## Begin Stored data
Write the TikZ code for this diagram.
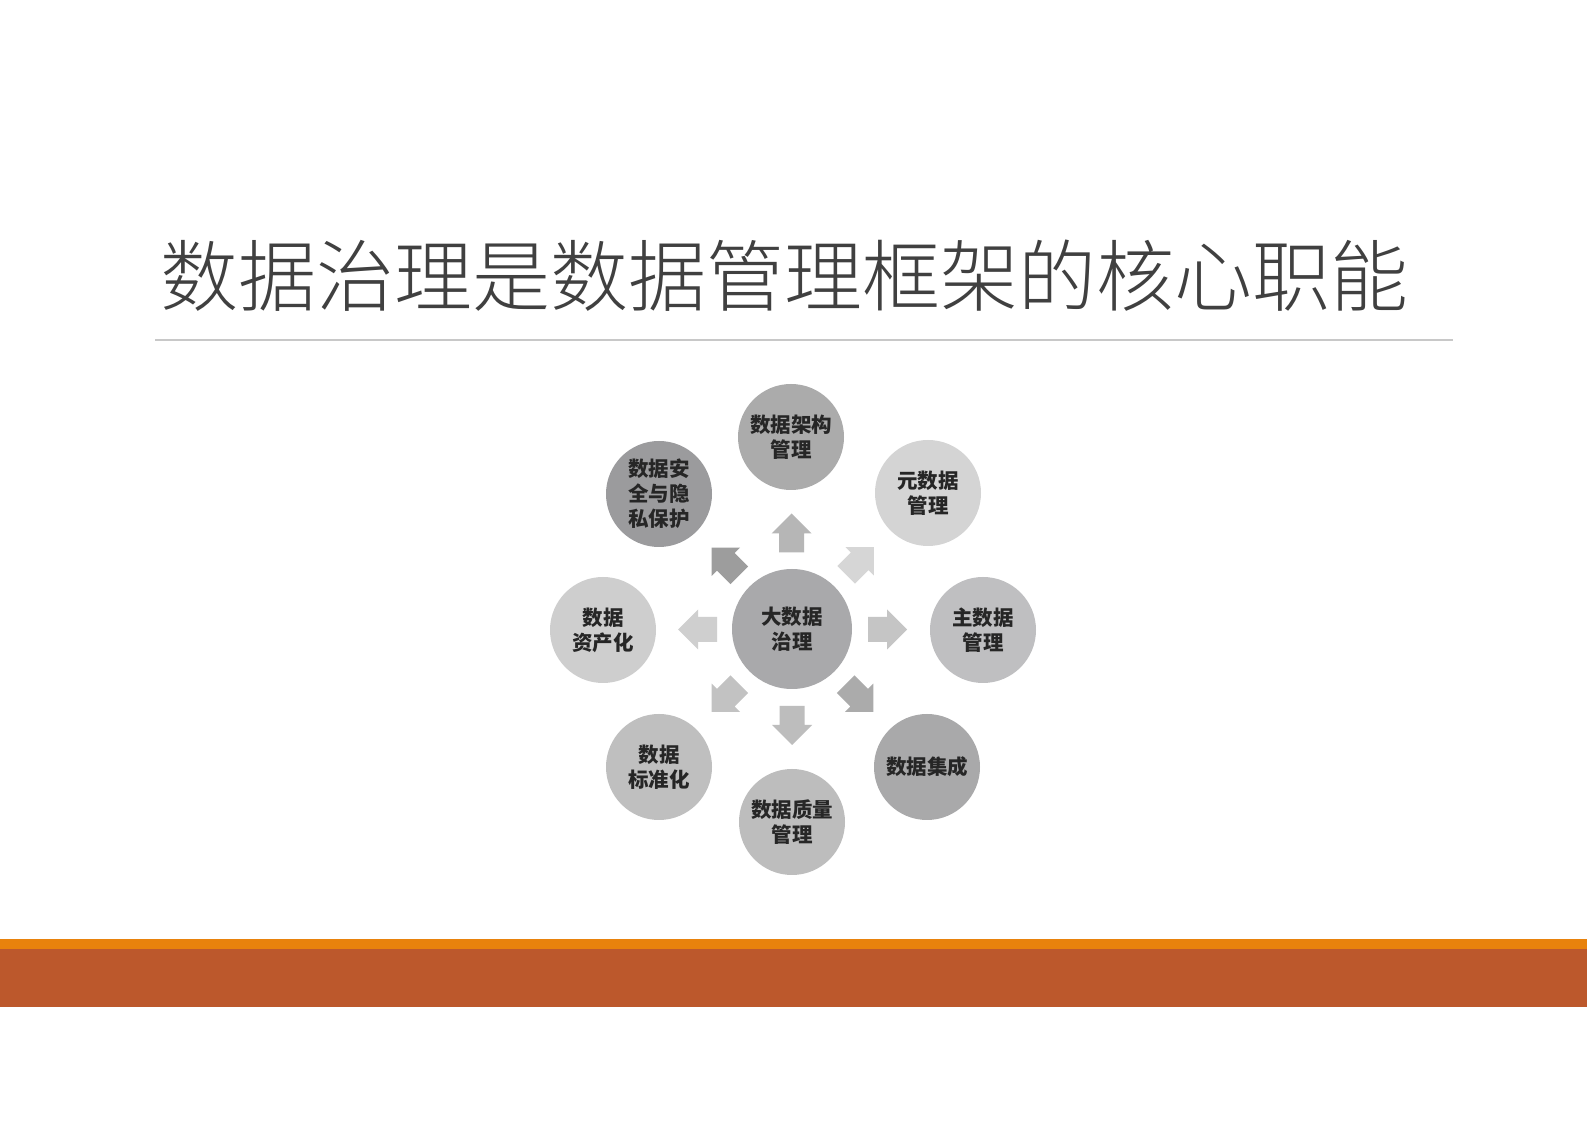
\documentclass[tikz,border=0pt]{standalone}
\usepackage{fontspec}
\newfontfamily\cjk{Noto Sans CJK SC}
\newfontfamily\cjklight{Noto Sans CJK SC}[UprightFont={* Light}]
\usetikzlibrary{calc}
\definecolor{titlegray}{HTML}{404040}
\definecolor{rulegray}{HTML}{C8C8C8}
\definecolor{barorange}{HTML}{E8820C}
\definecolor{barbrown}{HTML}{BC582C}
\definecolor{cC}{HTML}{A9A9AB}
\definecolor{cN}{HTML}{ABABAB}
\definecolor{cNE}{HTML}{D4D4D4}
\definecolor{cE}{HTML}{BFBFC1}
\definecolor{cSE}{HTML}{A9A9AA}
\definecolor{cS}{HTML}{BDBDBD}
\definecolor{cSW}{HTML}{BFBFBF}
\definecolor{cW}{HTML}{CECECE}
\definecolor{cNW}{HTML}{9B9B9D}
\definecolor{aN}{HTML}{B6B6B6}
\definecolor{aNE}{HTML}{D6D6D6}
\definecolor{aE}{HTML}{C5C5C5}
\definecolor{aSE}{HTML}{ABABAB}
\definecolor{aS}{HTML}{BDBDBD}
\definecolor{aSW}{HTML}{C2C2C2}
\definecolor{aW}{HTML}{CFCFCF}
\definecolor{aNW}{HTML}{9D9D9D}
\begin{document}
\begin{tikzpicture}[x=0.5pt,y=-0.5pt,
  bub/.style={circle, inner sep=0pt, minimum size=53pt, fill=#1, align=center,
    font=\cjk\bfseries\fontsize{10.25}{12.5}\selectfont, text=black!85},
  hub/.style={bub=#1, minimum size=60pt},
  titletext/.style={anchor=west, inner sep=0pt, text=titlegray,
    font=\cjklight\fontsize{39}{39}\selectfont},
  rule/.style={draw=rulegray, line width=0.8pt},
  blockarrow/.style={fill=#1, draw=none}
]
\fill[white] (0,0) rectangle (1587,1122);
\useasboundingbox (0,0) rectangle (1587,1122);

% title and rule
\node[titletext] (title) at (160,276) {数据治理是数据管理框架的核心职能};
\coordinate (ruleL) at (155,340);
\coordinate (ruleR) at (1453,340);
\draw[rule] (ruleL) -- (ruleR);

% bottom bars
\fill[barorange] (0,939) rectangle (1587,949);
\fill[barbrown] (0,949) rectangle (1587,1007);

% hub and satellites
\node[hub=cC] (c) at (792,629) {大数据\\治理};
\node[bub=cN]  (n)  at (791,437) {数据架构\\管理};
\node[bub=cNE] (ne) at (928,493) {元数据\\管理};
\node[bub=cE]  (e)  at (983,630) {主数据\\管理};
\node[bub=cSE] (se) at (927,767) {数据集成};
\node[bub=cS]  (s)  at (792,822) {数据质量\\管理};
\node[bub=cSW] (sw) at (659,767) {数据\\标准化};
\node[bub=cW]  (w)  at (603,630) {数据\\资产化};
\node[bub=cNW] (nw) at (659,494) {数据安\\全与隐\\私保护};

% block arrows from hub toward each satellite
\foreach \t/\a/\col in {n/90/aN, ne/45/aNE, e/0/aE, se/-45/aSE, s/-90/aS, sw/-135/aSW, w/180/aW, nw/135/aNW}{
  \begin{scope}[shift={($(c)!0.5!(\t)$)}, rotate=\a]
    \fill[blockarrow=\col] (-19.5,-12.5) -- (-0.5,-12.5) -- (-0.5,-20) -- (19.5,0)
      -- (-0.5,20) -- (-0.5,12.5) -- (-19.5,12.5) -- cycle;
  \end{scope}
}
\end{tikzpicture}
\end{document}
## End Stored data
Short problem — All of the data needs repeating exactly, but the pictures do not.

Solution for this problem —
Write the TikZ code for this diagram.
\documentclass[tikz,border=0pt]{standalone}
\usepackage{fontspec}
\newfontfamily\cjk{Noto Sans CJK SC}
\newfontfamily\cjklight{Noto Sans CJK SC}[UprightFont={* Light}]
\usetikzlibrary{calc}
\definecolor{titlegray}{HTML}{404040}
\definecolor{rulegray}{HTML}{C8C8C8}
\definecolor{barorange}{HTML}{E8820C}
\definecolor{barbrown}{HTML}{BC582C}
\definecolor{cC}{HTML}{A9A9AB}
\definecolor{cN}{HTML}{ABABAB}
\definecolor{cNE}{HTML}{D4D4D4}
\definecolor{cE}{HTML}{BFBFC1}
\definecolor{cSE}{HTML}{A9A9AA}
\definecolor{cS}{HTML}{BDBDBD}
\definecolor{cSW}{HTML}{BFBFBF}
\definecolor{cW}{HTML}{CECECE}
\definecolor{cNW}{HTML}{9B9B9D}
\definecolor{aN}{HTML}{B6B6B6}
\definecolor{aNE}{HTML}{D6D6D6}
\definecolor{aE}{HTML}{C5C5C5}
\definecolor{aSE}{HTML}{ABABAB}
\definecolor{aS}{HTML}{BDBDBD}
\definecolor{aSW}{HTML}{C2C2C2}
\definecolor{aW}{HTML}{CFCFCF}
\definecolor{aNW}{HTML}{9D9D9D}
\begin{document}
\begin{tikzpicture}[x=0.5pt,y=-0.5pt,
  bub/.style={circle, inner sep=0pt, minimum size=53pt, fill=#1, align=center,
    font=\cjk\bfseries\fontsize{10.25}{12.5}\selectfont, text=black!85},
  hub/.style={bub=#1, minimum size=60pt},
  titletext/.style={anchor=west, inner sep=0pt, text=titlegray,
    font=\cjklight\fontsize{39}{39}\selectfont},
  rule/.style={draw=rulegray, line width=0.8pt},
  blockarrow/.style={fill=#1, draw=none}
]
\fill[white] (0,0) rectangle (1587,1122);
\useasboundingbox (0,0) rectangle (1587,1122);

% title and rule
\node[titletext] (title) at (160,276) {数据治理是数据管理框架的核心职能};
\coordinate (ruleL) at (155,340);
\coordinate (ruleR) at (1453,340);
\draw[rule] (ruleL) -- (ruleR);

% bottom bars
\fill[barorange] (0,939) rectangle (1587,949);
\fill[barbrown] (0,949) rectangle (1587,1007);

% hub and satellites
\node[hub=cC] (c) at (792,629) {大数据\\治理};
\node[bub=cN]  (n)  at (791,437) {数据架构\\管理};
\node[bub=cNE] (ne) at (928,493) {元数据\\管理};
\node[bub=cE]  (e)  at (983,630) {主数据\\管理};
\node[bub=cSE] (se) at (927,767) {数据集成};
\node[bub=cS]  (s)  at (792,822) {数据质量\\管理};
\node[bub=cSW] (sw) at (659,767) {数据\\标准化};
\node[bub=cW]  (w)  at (603,630) {数据\\资产化};
\node[bub=cNW] (nw) at (659,494) {数据安\\全与隐\\私保护};

% block arrows from hub toward each satellite
\foreach \t/\a/\col in {n/90/aN, ne/45/aNE, e/0/aE, se/-45/aSE, s/-90/aS, sw/-135/aSW, w/180/aW, nw/135/aNW}{
  \begin{scope}[shift={($(c)!0.5!(\t)$)}, rotate=\a]
    \fill[blockarrow=\col] (-19.5,-12.5) -- (-0.5,-12.5) -- (-0.5,-20) -- (19.5,0)
      -- (-0.5,20) -- (-0.5,12.5) -- (-19.5,12.5) -- cycle;
  \end{scope}
}
\end{tikzpicture}
\end{document}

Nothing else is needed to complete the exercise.